La différence d’aptitude entre les deux races, voilà le fait certain, permanent, essentiel qui domine et d’avance résout ce conflit de protectorats.

Il serait vain de nier que l’Allemagne a un grand prestige, des institutions fortes et un souverain capable de suivre, avec une persévérance habile, de vastes ambitions, même religieuses. Il est plus incontestable encore que la France n’est aujourd’hui intacte ni dans son territoire, ni dans son unité morale ; que ses maîtres, depuis longtemps, ont abandonné la tradition et perdu le sens catholiques. Il est évident enfin que l’Allemagne doit à son gouvernement sa puissance militaire, son unité, son hégémonie en Europe ; et la France à ses gouvernemens ses défaites, ses humiliations extérieures, ses luttes intérieures, son déclin dans l’opinion. Si le protectorat était une de ces affaires qui dépendent de la politique, il y aurait pour les Allemands beaucoup à espérer et pour nous beaucoup à craindre.

Mais précisément l’influence religieuse est une des choses que les gouvernemens ne gouvernent pas. Elle n’existe que là où les dons de la race établissent et perpétuent une propagande efficace et conquérante. Ces dons ne grandissent pas dans les âmes, plus que la foi, à la volonté de l’État. L’État peut transformer l’apostolat religieux en influence politique ; il ne peut, par son influence politique, créer un apostolat.
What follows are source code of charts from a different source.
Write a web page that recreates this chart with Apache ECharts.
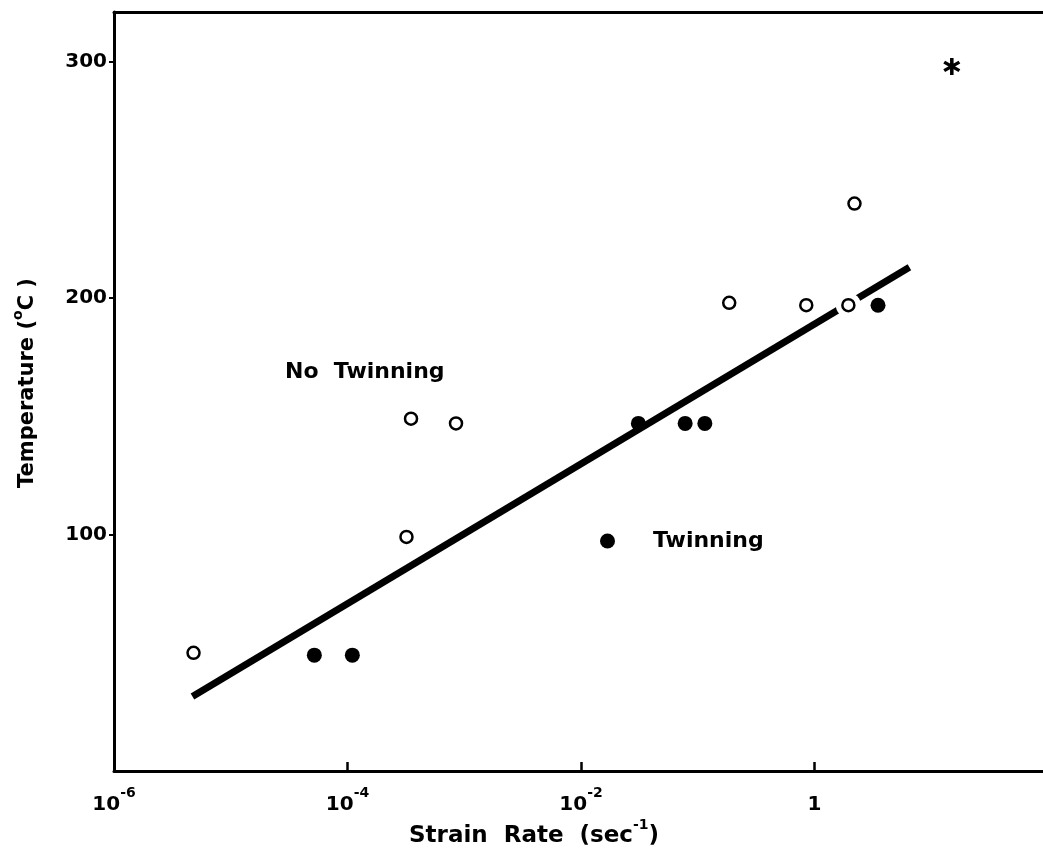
<!DOCTYPE html>
<html>
<head>
<meta charset="utf-8">
<title>Strain rate vs temperature</title>
<script src="https://cdn.jsdelivr.net/npm/echarts@6/dist/echarts.min.js"></script>
<style>
  html, body { margin: 0; padding: 0; background: #fff; }
  #chart { width: 1043px; height: 854px; }
</style>
</head>
<body>
<div id="chart"></div>
<script>
// strain rate (sec^-1) on a log axis, temperature (°C) on a linear one
const openRate = [4.8e-6, 3.2e-4, 3.5e-4, 8.5e-4, 0.186, 0.85, 1.95, 2.2]
const openTemp = [50, 99, 149, 147, 198, 197, 197, 240]

const filledRate = [5.2e-5, 1.1e-4, 0.031, 0.078, 0.115, 3.5]
const filledTemp = [49, 49, 147, 147, 147, 197]

const starRate = [15]
const starTemp = [298]

// straight fitted boundary, two ends
const fitRate = [4.7e-6, 6.5]
const fitTemp = [31.5, 213]

const rateTicks = [1e-4, 1e-2, 1]
const rateLabels = [1e-6, 1e-4, 1e-2, 1]
const tempTicks = [100, 200, 300]

const FONT = 'DejaVu Sans'
const ASTERISK = 'path://M-1.6,-8L1.6,-8L1.6,8L-1.6,8Z' +
  'M6.128,-5.386L7.728,-2.614L-6.128,5.386L-7.728,2.614Z' +
  'M-7.728,-2.614L-6.128,-5.386L7.728,2.614L6.128,5.386Z'

function pairs(xs, ys) {
  return xs.map((x, i) => [x, ys[i]])
}

function rateLabel(value) {
  const power = Math.round(Math.log10(value))
  if (power === 0) {
    return '1'
  }
  return '10{sup|' + power + '}'
}

const chart = echarts.init(document.getElementById('chart'))

chart.setOption({
  animation: false,
  backgroundColor: '#fff',
  grid: {
    left: 114,
    top: 12,
    width: 934,
    height: 759,
    outerBoundsMode: 'none'
  },
  legend: {
    left: 600,
    top: 530,
    padding: 0,
    selectedMode: false,
    data: ['Twinning'],
    icon: 'circle',
    itemWidth: 15,
    itemHeight: 15,
    itemStyle: { opacity: 1 },
    textStyle: {
      fontFamily: FONT,
      fontWeight: 'bold',
      fontSize: 22,
      color: '#000',
      padding: [0, 0, 0, 33]
    }
  },
  xAxis: [
    {
      type: 'log',
      logBase: 10,
      min: 1e-6,
      max: 100,
      axisLine: { lineStyle: { color: '#000', width: 3 } },
      axisTick: {
        inside: true,
        length: 9,
        customValues: rateTicks,
        lineStyle: { color: '#000', width: 2.5 }
      },
      minorTick: { show: false },
      splitLine: { show: false },
      axisLabel: {
        customValues: rateLabels,
        formatter: rateLabel,
        margin: 15,
        color: '#000',
        fontFamily: FONT,
        fontWeight: 'bold',
        fontSize: 20,
        lineHeight: 38,
        rich: {
          sup: {
            fontFamily: FONT,
            fontWeight: 'bold',
            fontSize: 14,
            lineHeight: 10,
            verticalAlign: 'top',
            color: '#000'
          }
        }
      }
    },
    {
      // top frame line only, the plot runs off the right edge
      type: 'log',
      logBase: 10,
      min: 1e-6,
      max: 100,
      position: 'top',
      axisLine: { show: true, lineStyle: { color: '#000', width: 3 } },
      axisTick: { show: false },
      axisLabel: { show: false },
      splitLine: { show: false }
    }
  ],
  yAxis: {
    type: 'value',
    min: 0,
    max: 321,
    interval: 100,
    axisLine: { show: true, lineStyle: { color: '#000', width: 3 } },
    axisTick: {
      show: true,
      length: 5,
      customValues: tempTicks,
      lineStyle: { color: '#000', width: 2 }
    },
    splitLine: { show: false },
    axisLabel: {
      customValues: tempTicks,
      margin: 7,
      color: '#000',
      fontFamily: FONT,
      fontWeight: 'bold',
      fontSize: 20
    }
  },
  series: [
    {
      name: 'fit',
      type: 'line',
      data: pairs(fitRate, fitTemp),
      symbol: 'none',
      silent: true,
      z: 2,
      lineStyle: { color: '#000', width: 7, cap: 'butt' }
    },
    {
      // white gap where the line passes behind an open circle
      name: 'halo',
      type: 'scatter',
      data: pairs(openRate, openTemp),
      symbolSize: 25,
      silent: true,
      z: 3,
      itemStyle: { color: '#fff', opacity: 1 }
    },
    {
      name: 'No Twinning',
      type: 'scatter',
      data: pairs(openRate, openTemp),
      symbol: 'circle',
      symbolSize: 12,
      z: 4,
      itemStyle: { color: '#fff', borderColor: '#000', borderWidth: 2.5, opacity: 1 }
    },
    {
      name: 'Twinning',
      type: 'scatter',
      data: pairs(filledRate, filledTemp),
      symbol: 'circle',
      symbolSize: 15,
      z: 4,
      itemStyle: { color: '#000', opacity: 1 }
    },
    {
      name: 'star',
      type: 'scatter',
      data: pairs(starRate, starTemp),
      symbol: ASTERISK,
      symbolSize: 17,
      z: 4,
      itemStyle: { color: '#000', opacity: 1 }
    }
  ],
  graphic: [
    {
      type: 'text',
      x: 28,
      y: 383,
      rotation: Math.PI / 2,
      style: {
        text: 'Temperature ({deg|o}C )',
        fontFamily: FONT,
        fontWeight: 'bold',
        fontSize: 21,
        lineHeight: 34,
        fill: '#000',
        align: 'center',
        verticalAlign: 'middle',
        rich: {
          deg: {
            fontFamily: FONT,
            fontWeight: 'bold',
            fontSize: 14,
            lineHeight: 10,
            verticalAlign: 'top',
            fill: '#000'
          }
        }
      }
    },
    {
      type: 'text',
      x: 534,
      y: 836,
      style: {
        text: 'Strain  Rate  (sec{sup|-1})',
        fontFamily: FONT,
        fontWeight: 'bold',
        fontSize: 23,
        lineHeight: 36,
        fill: '#000',
        align: 'center',
        verticalAlign: 'middle',
        rich: {
          sup: {
            fontFamily: FONT,
            fontWeight: 'bold',
            fontSize: 14,
            lineHeight: 10,
            verticalAlign: 'top',
            fill: '#000'
          }
        }
      }
    },
    {
      type: 'text',
      x: 285,
      y: 372,
      style: {
        text: 'No  Twinning',
        fontFamily: FONT,
        fontWeight: 'bold',
        fontSize: 22,
        fill: '#000',
        align: 'left',
        verticalAlign: 'middle'
      }
    }
  ]
})
</script>
</body>
</html>
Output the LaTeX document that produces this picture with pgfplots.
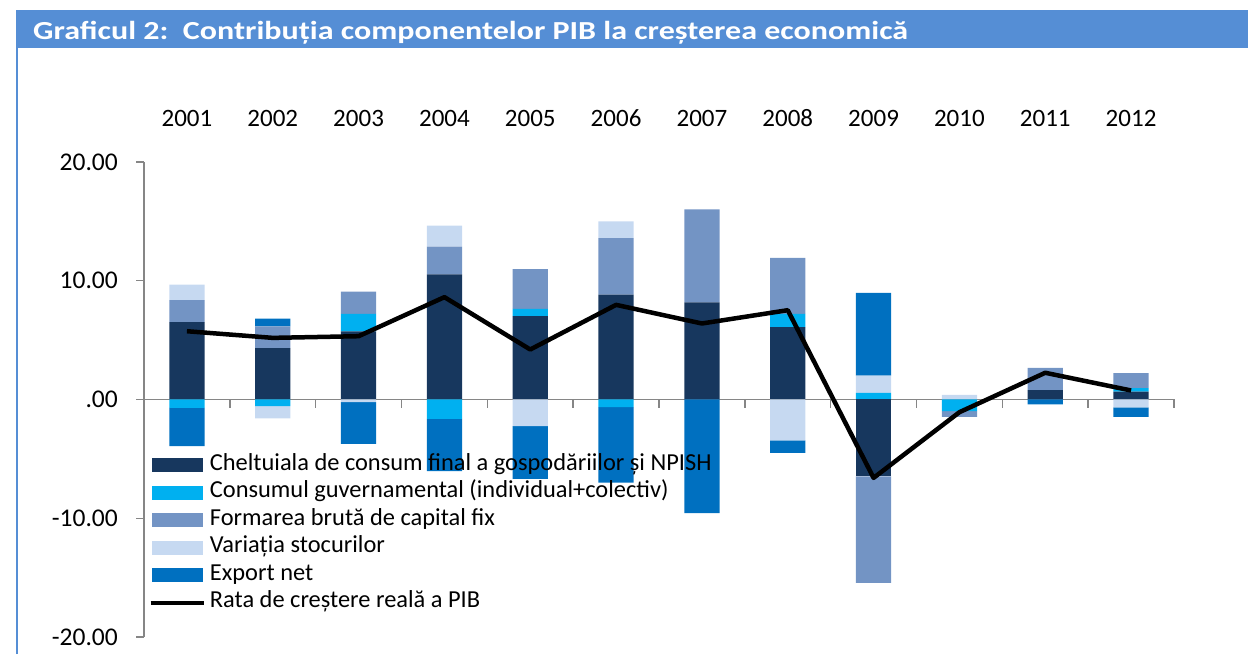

Son art se borne à favoriser l’écoulement de ces eaux fécondantes ; leur source est à des hauteurs où il n’atteint pas. Une expérience contraire et également concluante la montré aux deux peuples qu’on voudrait faire rivaux. Les passionnés efforts de Guillaume II pour susciter des missions catholiques ; les avantages qu’assurait à leurs débuts la puissance de l’Empire ; la concession d’une province délivrée en Chine par le Saint-Siège lui-même aux missionnaires de race germanique et le devoir ainsi contracté d’y porter l’Évangile ; les faveurs manifestes accordées à Mgr Anzer, chef de l’ordre unique et peu nombreux qui exerce cet apostolat national, ont vainement sollicité depuis plus de dix ans les vertus et les énergies allemandes. La race ne se sent pas de vocation pour ces œuvres.